Another witness, David Muema Mbungu, born in Kiima Kiu in 1942, recalled being only four years old when colonial police stormed their village. “They came at night, led by Stanley,” he testified. “We fled barefoot to the railway line, where we have stayed ever since.”

Attempts to return, he said, have been met with force. On December 4, 2021, their efforts to access the land were blocked by police officers from Salama Station. Yet, he insisted, “we are the rightful owners — our shrines are at Yoani, Mambiti, Mwea and Kwa Mwitiki, while our ancestors’ graves are all dispersed within the disputed property.” The court heard that his grandfather died in 1935, and his father in 2002, and that both are buried on the suit property.

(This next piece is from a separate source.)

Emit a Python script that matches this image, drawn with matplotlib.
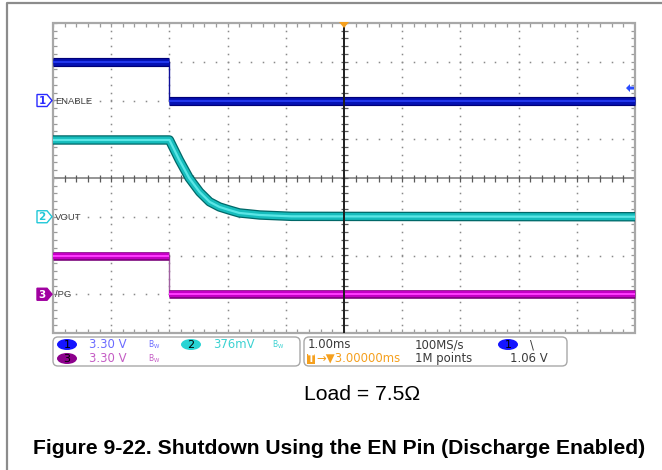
import matplotlib
matplotlib.use("Agg")
import matplotlib.pyplot as plt
from matplotlib.patches import Rectangle, FancyBboxPatch, Ellipse, Polygon
from matplotlib.collections import LineCollection
import numpy as np

# scope settings
time_div = 1.0                      # ms/div
t_left, t_right = -2.0, 8.0         # screen spans 10 div, trigger at t = 0
ch_vdiv = [3.30, 0.376, 3.30]       # V/div for ENABLE, VOUT, /PG
ch_zero = [2.0, -1.0, -3.0]         # ground position of each channel, in div
ch_names = ["ENABLE", "VOUT", "/PG"]
trig_level = 1.06                   # V, on channel 1

# ENABLE: step down at trigger
en_t = [-2.0, 0.0, 0.0, 8.0]
en_v = [3.30, 3.30, 0.0, 0.0]

# VOUT: discharge through 7.5 ohm load
vout_t = [-2.0, 0.0, 0.17, 0.34, 0.52, 0.69, 0.86, 1.03, 1.20, 1.38, 1.55, 2.10, 8.0]
vout_v = [0.745, 0.745, 0.551, 0.376, 0.240, 0.145, 0.095, 0.065, 0.037, 0.027, 0.017, 0.004, 0.0]

# /PG: goes low with ENABLE
pg_t = [-2.0, 0.0, 0.0, 8.0]
pg_v = [3.30, 3.30, 0.0, 0.0]

W, H = 662, 470
fig = plt.figure(figsize=(W / 100, H / 100), dpi=100)
fig.patch.set_facecolor("white")

# graticule area in pixels
gx0, gx1, gy0, gy1 = 53, 635, 23, 333
ax = fig.add_axes([gx0 / W, (H - gy1) / H, (gx1 - gx0) / W, (gy1 - gy0) / H])
ax.set_xlim(t_left, t_right)
ax.set_ylim(-4, 4)
ax.axis("off")

px_x = (t_right - t_left) / (gx1 - gx0)   # data units per pixel
px_y = 8.0 / (gy1 - gy0)

# dotted graticule
minor_x = np.arange(t_left, t_right + 1e-6, 0.2 * time_div)
minor_y = np.arange(-4, 4 + 1e-6, 0.2)
for yk in [-3, -2, -1, 1, 2, 3]:
    ax.plot(minor_x, np.full_like(minor_x, yk), ls="none", marker="s", ms=1.1,
            mec="none", mfc="#8a8a8a", zorder=1)
for xk in [-1, 0, 1, 2, 4, 5, 6, 7]:
    ax.plot(np.full_like(minor_y, xk), minor_y, ls="none", marker="s", ms=1.1,
            mec="none", mfc="#8a8a8a", zorder=1)

# centre cross with minor ticks
ax.axhline(0, color="#8c8c8c", lw=1.3, zorder=1)
ax.axvline(3, color="#1e1e1e", lw=1.4, zorder=6)
segs = [[(x, -3.5 * px_y), (x, 3.5 * px_y)] for x in minor_x]
segs += [[(3 - 3.5 * px_x, y), (3 + 3.5 * px_x, y)] for y in minor_y]
ax.add_collection(LineCollection(segs, colors="#5a5a5a", lw=0.9, zorder=1))

# border with inward ticks
segs = []
for x in minor_x:
    segs.append([(x, 4), (x, 4 - 4 * px_y)])
    segs.append([(x, -4), (x, -4 + 4 * px_y)])
for y in minor_y:
    segs.append([(t_left, y), (t_left + 4 * px_x, y)])
    segs.append([(t_right, y), (t_right - 4 * px_x, y)])
ax.add_collection(LineCollection(segs, colors="#9a9a9a", lw=0.9, zorder=1))
ax.add_patch(Rectangle((t_left, -4), t_right - t_left, 8, fill=False,
                       ec="#a8a8a8", lw=1.6, zorder=2, clip_on=False))


def to_div(v, ch):
    return np.asarray(v) / ch_vdiv[ch] + ch_zero[ch]


def trace(t, y, colors, widths):
    for c, w in zip(colors, widths):
        ax.plot(t, y, color=c, lw=w, solid_capstyle="butt",
                solid_joinstyle="round", zorder=4, clip_on=False)


blue = ["#000078", "#0512b4", "#2238ee"]
cyan = ["#006868", "#16bcbc", "#5ae6e6"]
mag = ["#780078", "#c400c4", "#ff3cff"]

# ENABLE
y = to_div(en_v, 0)
ax.plot(en_t, y, color="#10109a", lw=1.0, zorder=4)
trace(en_t[:2], y[:2], blue, [6.6, 4.8, 1.4])
trace(en_t[2:], y[2:], blue, [6.6, 4.8, 1.4])

# VOUT
y = to_div(vout_v, 1)
trace(vout_t, y, cyan, [6.8, 5.0, 1.6])

# /PG
y = to_div(pg_v, 2)
ax.plot(pg_t, y, color="#a060a0", lw=1.0, zorder=4)
trace(pg_t[:2], y[:2], mag, [6.2, 4.6, 1.4])
trace(pg_t[2:], y[2:], mag, [6.2, 4.6, 1.4])

# overlay in pixel coordinates for the screen furniture
ov = fig.add_axes([0, 0, 1, 1], zorder=5)
ov.set_xlim(0, W)
ov.set_ylim(H, 0)
ov.axis("off")
ov.patch.set_alpha(0)

# page frame
ov.plot([7, 7, W], [H, 3, 3], color="#8c8c8c", lw=1.6, solid_capstyle="butt")


def ch_ypix(ch):
    return gy0 + (4 - ch_zero[ch]) * (gy1 - gy0) / 8


# channel ground markers and names
marker_cols = ["#2a2aff", "#20c8d8", "#a000a0"]
for ch in range(3):
    yc = ch_ypix(ch)
    pts = [(37, yc - 6), (47, yc - 6), (52, yc), (47, yc + 6), (37, yc + 6)]
    filled = ch == 2
    ov.add_patch(Polygon(pts, closed=True, fc=marker_cols[ch] if filled else "white",
                         ec=marker_cols[ch], lw=1.0))
    ov.text(42, yc + 0.5, str(ch + 1), color="white" if filled else marker_cols[ch],
            fontsize=7.5, ha="center", va="center", fontweight="bold")
    ov.text(55, yc + 0.5, ch_names[ch], color="#404040", fontsize=6.8,
            family="Liberation Sans", ha="left", va="center")

# trigger markers
ov.add_patch(Polygon([(339, 22), (349, 22), (344, 28)], closed=True, fc="#f5a01e", ec="none"))
ty = ch_ypix(0) - trig_level / ch_vdiv[0] * (gy1 - gy0) / 8
ov.add_patch(Polygon([(626, ty), (630, ty - 4), (630, ty - 1.5), (634, ty - 1.5),
                      (634, ty + 1.5), (630, ty + 1.5), (630, ty + 4)],
                     closed=True, fc="#2a4cff", ec="none"))

# readout boxes
for x0, x1 in [(53, 300), (304, 567)]:
    ov.add_patch(FancyBboxPatch((x0, 337), x1 - x0, 29,
                                boxstyle="round,pad=0,rounding_size=5",
                                fc="white", ec="#a8a8a8", lw=1.0))


def badge(x, y, num, col):
    ov.add_patch(Ellipse((x, y), 20, 11, fc=col, ec="none"))
    ov.text(x, y + 0.5, num, fontsize=8, ha="center", va="center", color="black")


r1, r2 = 344.5, 358.5
badge(67, r1, "1", "#1414ff")
badge(67, r2, "3", "#8c008c")
badge(191, r1, "2", "#28d4d4")
badge(508, r1, "1", "#1414ff")

fs = 8.4
bw = r"$\mathregular{B_W}$"
ov.text(89, r1, "%.2f V" % ch_vdiv[0], color="#6b6bff", fontsize=fs, va="center")
ov.text(89, r2, "%.2f V" % ch_vdiv[2], color="#c45cc4", fontsize=fs, va="center")
ov.text(213, r1, "%dmV" % round(ch_vdiv[1] * 1000), color="#3cd2d2", fontsize=fs, va="center")
ov.text(148, r1, bw, color="#6b6bff", fontsize=5.5, va="center")
ov.text(148, r2, bw, color="#c45cc4", fontsize=5.5, va="center")
ov.text(272, r1, bw, color="#3cd2d2", fontsize=5.5, va="center")

ov.text(308, r1, "%.2fms" % time_div, color="#3a3a3a", fontsize=fs, va="center")
ov.text(415, r1, "100MS/s", color="#3a3a3a", fontsize=fs, va="center")
ov.text(415, r2, "1M points", color="#3a3a3a", fontsize=fs, va="center")
ov.text(530, r1, "\\", color="#3a3a3a", fontsize=fs, va="center")
ov.text(510, r2, "%.2f V" % trig_level, color="#3a3a3a", fontsize=fs, va="center")
ov.add_patch(Rectangle((307, r2 - 5), 8, 10, fc="#f5a01e", ec="none"))
ov.text(311, r2 + 0.5, "T", color="white", fontsize=7, ha="center", va="center",
        fontweight="bold")
ov.text(316, r2, "\u2192\u25bc%.5fms" % (-t_left + 1.0), color="#f5a01e",
        fontsize=fs, va="center")

# captions
ov.text(362, 394, "Load = 7.5\u03a9", family="Liberation Sans", fontsize=15.2,
        ha="center", va="center", color="black")
ov.text(339, 448, "Figure 9-22. Shutdown Using the EN Pin (Discharge Enabled)",
        family="Liberation Sans", fontweight="bold", fontsize=15.2,
        ha="center", va="center", color="black")

fig.savefig("out.png", dpi=100)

For others, like Kalekye Kilonzo, who was born in the 1920s, the memories are far more personal and painful. Born in Yoani, Ms Kalekye told the court she was among the women that Robin Woodcraft Stanley raped during the colonial attacks. Now elderly, she lives with her grandchildren along the railway in Ulu.

Another woman, Grace Katunge Mutava, said her father told her that two of her brothers were killed by Stanley. She was born in 1948 — the same year the title was granted — and still remembers being shown her grandmother’s grave in Kiima Kiu. She, too, resides along the railway line in Kiu.

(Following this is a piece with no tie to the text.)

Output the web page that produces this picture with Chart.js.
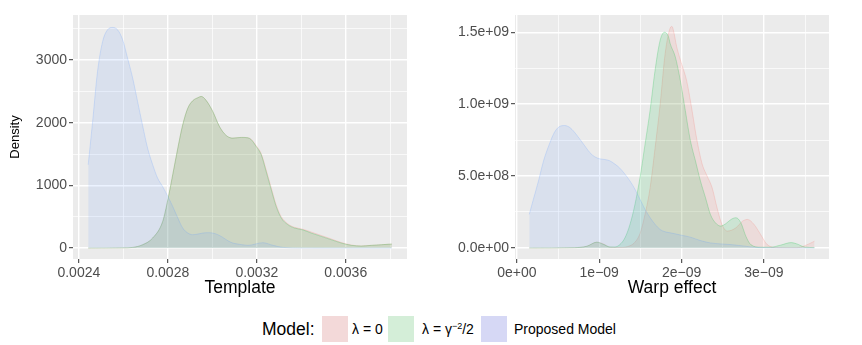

Their lawyer, Kilonzo Wambua, argued that the petition meets the threshold for historical land injustices under Section 15 of the Land Laws (Amendment Act 2016), and that the title issued to Stanley & Sons Limited is “null and void.”

He told the court that the NLC’s investigation was never completed because Stanley & Sons Limited obtained an injunction, and that a judicial site visit on March 19, 2024, confirmed the presence of Mamukii shrines, graves, boundaries and homestead traces. Also, the court observed homesteads and other surrounding villages, which indicates that other natives occupied the entire area.

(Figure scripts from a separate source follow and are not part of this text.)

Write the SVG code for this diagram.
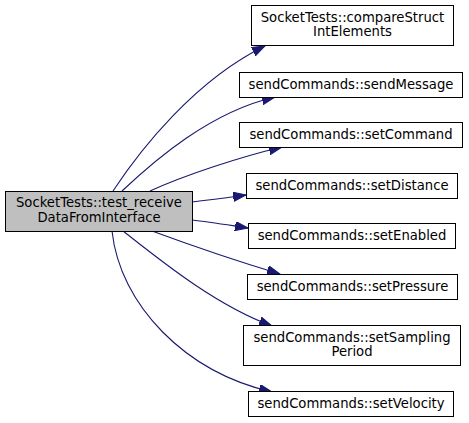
<svg xmlns="http://www.w3.org/2000/svg" width="469" height="423" viewBox="0 0 469 423">
<style>
.box{fill:#ffffff;stroke:#000000;stroke-width:1}
.root{fill:#bfbfbf;stroke:#000000;stroke-width:1}
text{font-family:"DejaVu Sans","Liberation Sans",sans-serif;font-size:13.2px;fill:#000000;text-anchor:middle}
.edge{fill:none;stroke:#191970;stroke-width:1.1;marker-end:url(#arr)}
</style>
<defs>
<marker id="arr" markerUnits="userSpaceOnUse" markerWidth="14" markerHeight="10" refX="13" refY="4.7" orient="auto" viewBox="0 0 14 10">
<path d="M0,0 L13,4.7 L0,9.4 z" fill="#191970" stroke="#191970" stroke-width="1"/>
</marker>
</defs>
<rect width="469" height="423" fill="#ffffff"/>
<g id="connectors">
<path class="edge" d="M113,191 C140,150 195,80 265,46"/>
<path class="edge" d="M122,191 C155,160 210,112 275,97"/>
<path class="edge" d="M150,191 C185,175 240,157 282,147"/>
<path class="edge" d="M192,202 C208,200 225,198 246,195"/>
<path class="edge" d="M192,220 C210,222 228,225 248,228"/>
<path class="edge" d="M152,231 C190,245 240,262 280,274"/>
<path class="edge" d="M123,231 C160,260 215,305 272,326"/>
<path class="edge" d="M112,231 C120,305 185,372 272,392"/>
</g>
<g id="node-root">
<rect class="root" x="5.5" y="191.5" width="187" height="40"/>
<text x="99" y="207.3">SocketTests::test_receive</text>
<text x="99" y="221.8">DataFromInterface</text>
</g>
<g id="node-compareStructIntElements">
<rect class="box" x="251.5" y="5.5" width="202" height="40"/>
<text x="352.5" y="21.8">SocketTests::compareStruct</text>
<text x="352.5" y="36.3">IntElements</text>
</g>
<g id="node-sendMessage">
<rect class="box" x="239.5" y="72.5" width="223" height="25"/>
<text x="351" y="89.3">sendCommands::sendMessage</text>
</g>
<g id="node-setCommand">
<rect class="box" x="239.5" y="122.5" width="223" height="25"/>
<text x="351" y="139.3">sendCommands::setCommand</text>
</g>
<g id="node-setDistance">
<rect class="box" x="246.5" y="173.5" width="211" height="25"/>
<text x="352" y="190.3">sendCommands::setDistance</text>
</g>
<g id="node-setEnabled">
<rect class="box" x="248.5" y="223.5" width="207" height="25"/>
<text x="352" y="240.3">sendCommands::setEnabled</text>
</g>
<g id="node-setPressure">
<rect class="box" x="247.5" y="274.5" width="210" height="25"/>
<text x="352.5" y="291.3">sendCommands::setPressure</text>
</g>
<g id="node-setSamplingPeriod">
<rect class="box" x="243.5" y="325.5" width="217" height="40"/>
<text x="352" y="341.8">sendCommands::setSampling</text>
<text x="352" y="356.3">Period</text>
</g>
<g id="node-setVelocity">
<rect class="box" x="248.5" y="391.5" width="205" height="25"/>
<text x="351" y="408.3">sendCommands::setVelocity</text>
</g>
</svg>
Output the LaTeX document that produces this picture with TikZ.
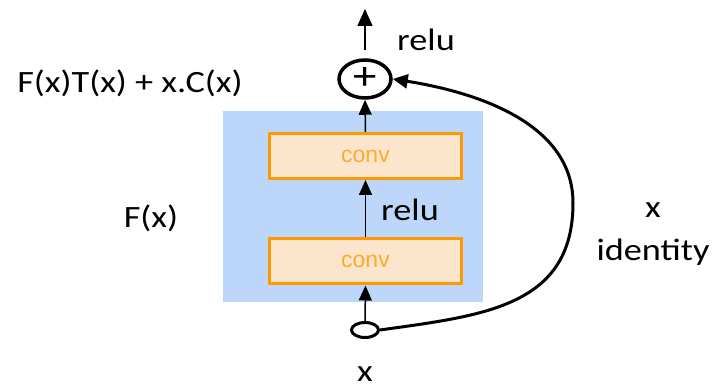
\documentclass[tikz,border=0pt]{standalone}
\usepackage{fontspec}
\setmainfont[FakeStretch=1.17]{Carlito}
\newfontfamily\convfont{Liberation Sans}
\usetikzlibrary{positioning,arrows.meta,shapes.geometric}
\definecolor{blockblue}{RGB}{189,215,250}
\definecolor{convfill}{RGB}{252,229,205}
\definecolor{convline}{RGB}{255,153,0}
\definecolor{convtext}{RGB}{255,170,40}

\begin{document}
\begin{tikzpicture}[x=1pt,y=1pt,
    conv/.style={draw=convline,line width=3pt,fill=convfill,minimum width=192pt,
      minimum height=45pt,inner sep=0pt,text=convtext,
      font=\convfont\fontsize{23}{23}\selectfont},
    lbl/.style={inner sep=0pt,font=\fontsize{31}{31}\selectfont},
    tip/.style={-{Triangle[length=15pt,width=13pt]},line width=1.5pt}]
  \useasboundingbox (0,0) rectangle (716,387);
  % residual block
  \fill[blockblue] (223,85) rectangle (483,276);
  \node[conv] (conv1) at (365.5,125.5) {conv};
  \node[conv] (conv2) at (365.5,231) {conv};
  \node[ellipse,draw,line width=3.5pt,minimum width=52pt,minimum height=38pt,
    inner sep=0pt,font=\fontsize{40}{40}\selectfont] (add) at (365,308) {+};
  \node[ellipse,draw,line width=3pt,minimum width=27pt,minimum height=15pt,
    inner sep=0pt] (src) at (365,57) {};
  \coordinate (out) at (365,378);
  \coordinate (bend) at (573,184);
  % labels
  \node[lbl] (relu1) at (426,347) {relu};
  \node[lbl] (relu2) at (410,177) {relu};
  \node[lbl] (sum) at (130,304) {F(x)T(x) + x.C(x)};
  \node[lbl] (fx) at (151,169) {F(x)};
  \node[lbl] (xid) at (653,177) {x};
  \node[lbl] (idt) at (653,135) {identity};
  \node[lbl] (xin) at (365,13) {x};
  % connectors
  \draw[tip] (src.north) -- (conv1.south);
  \draw[tip] (conv1.north) -- (conv2.south);
  \draw[tip] (conv2.north) -- (add.south);
  \draw[tip,-{Triangle[length=17pt,width=15pt]}] ([yshift=8pt]add.north) -- (out);
  \draw[line width=3pt,-{Triangle[length=15pt,width=14pt]}]
    (src.east) to[out=8,in=-90,looseness=1.15] (bend)
    to[out=90,in=-9,looseness=0.95] (add.east);
\end{tikzpicture}
\end{document}
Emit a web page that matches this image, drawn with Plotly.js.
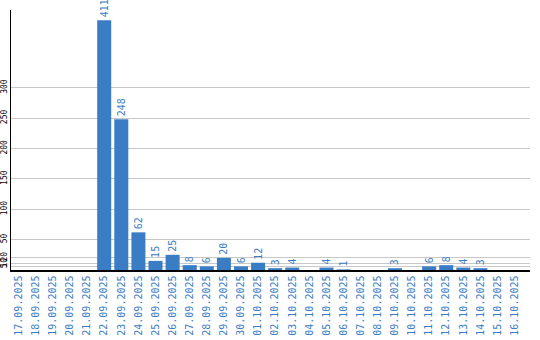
<!DOCTYPE html>
<html><head><meta charset="utf-8">
<script src="https://cdn.plot.ly/plotly-3.0.1.min.js"></script>
<style>body{margin:0;padding:0;background:#fff}#chart{width:540px;height:340px}</style>
</head><body><div id="chart"></div>
<script>
var dates = ["17.09.2025","18.09.2025","19.09.2025","20.09.2025","21.09.2025","22.09.2025","23.09.2025","24.09.2025","25.09.2025","26.09.2025","27.09.2025","28.09.2025","29.09.2025","30.09.2025","01.10.2025","02.10.2025","03.10.2025","04.10.2025","05.10.2025","06.10.2025","07.10.2025","08.10.2025","09.10.2025","10.10.2025","11.10.2025","12.10.2025","13.10.2025","14.10.2025","15.10.2025","16.10.2025"];
var counts = [0,0,0,0,0,411,248,62,15,25,8,6,20,6,12,3,4,0,4,1,0,0,3,0,6,8,4,3,0,0];
var yTicks = [5,10,20,50,100,150,200,250,300];

var blue = "#3b7dc4";
var labels = counts.map(function(v){ return v > 0 ? String(v) : ""; });

Plotly.newPlot("chart", [{
  type: "bar",
  x: dates,
  y: counts,
  text: labels,
  textposition: "outside",
  textangle: -90,
  cliponaxis: false,
  constraintext: "none",
  textfont: {family: "DejaVu Sans Mono", size: 10, color: blue},
  marker: {color: blue},
  hoverinfo: "none"
}], {
  width: 540, height: 340,
  margin: {l: 11, r: 10, t: 10, b: 70, pad: 0},
  paper_bgcolor: "#fff", plot_bgcolor: "#fff",
  showlegend: false,
  bargap: 0.18,
  uniformtext: {mode: false},
  xaxis: {
    type: "category",
    range: [-0.45, 29.9],
    showline: true, linecolor: "#000", linewidth: 1.5,
    showgrid: false, zeroline: false, ticks: "",
    tickangle: -90,
    tickfont: {family: "DejaVu Sans Mono", size: 10, color: blue}
  },
  yaxis: {
    range: [0, 428],
    tickmode: "array", tickvals: yTicks, ticktext: yTicks.map(String),
    showline: true, linecolor: "#000", linewidth: 1,
    showgrid: true, gridcolor: "#c8c8c8", gridwidth: 1,
    zeroline: false, ticks: "",
    tickangle: -90,
    ticklabelstandoff: 0,
    tickfont: {family: "DejaVu Sans Mono", size: 8, color: "#000"}
  }
}, {staticPlot: true, displayModeBar: false});
</script></body></html>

He argued further that the government and Stanley & Sons Limited violated the community’s rights under Article 43 of the Constitution and international human rights standards because they were “forcefully removed from their land and left at the railway line in Kiu without any food or shelter, where their children’s rights to education are abused and girls are continually sexually violated.”

Farmer Robin Stanley on his farm in Makueni County in 2023.

Photo credit: Pius Maundu | Nation Media Group

Mr Wambua had asked the court to rule the case in favour of the petitioners, urging the court to acknowledge that before colonial rule, “no titles were being issued as all land was communally owned.” He informed the judge: “The petitioners are entitled to ownership of the suit property because they occupied the land for many years before 1895 and acquired customary rights that persisted after the establishment of Kenya as a British colony in 1920, and these rights have not been extinguished.”

Prove ownership

But Justice Murigi in her 53-page judgment dismissed the petition, ruling that the claimants failed to prove ownership of the land by presenting a title document or providing evidence of torture by Mr Stanley, forceful eviction, or violation of property rights. She faulted the petitioners for not providing evidence to support the argument that Mr Stanley, along with the colonial police, brutally attacked their ancestors, resulting in some being killed.

She found the matter sub judice, noting that a rival group — Kiamuka Society — had filed similar claims in ELC No. 8 of 2018.

She therefore proceeded and dismissed the case as being devoid of merit. “In the end, I find the petition is devoid of merit, and the sale is hereby dismissed. Each party to bear its own costs.”

This is even though Mr Wambua had asked the High Court not to dismiss the petition based on legal technicalities, as the constitution requires that rights of litigants be alluded to regardless of technical omissions.

Dissatisfied with the judgment, over 2500 Mamukii squatters have moved to the Court of Appeal to seek redress and be declared the rightful owners of the 5,048 acre-parcel L.R. No. 1748. For these families, as the case continues in court, they hold on to hope that one day, the land their ancestors walked will once again bear their footprints — not as squatters, but as rightful owners.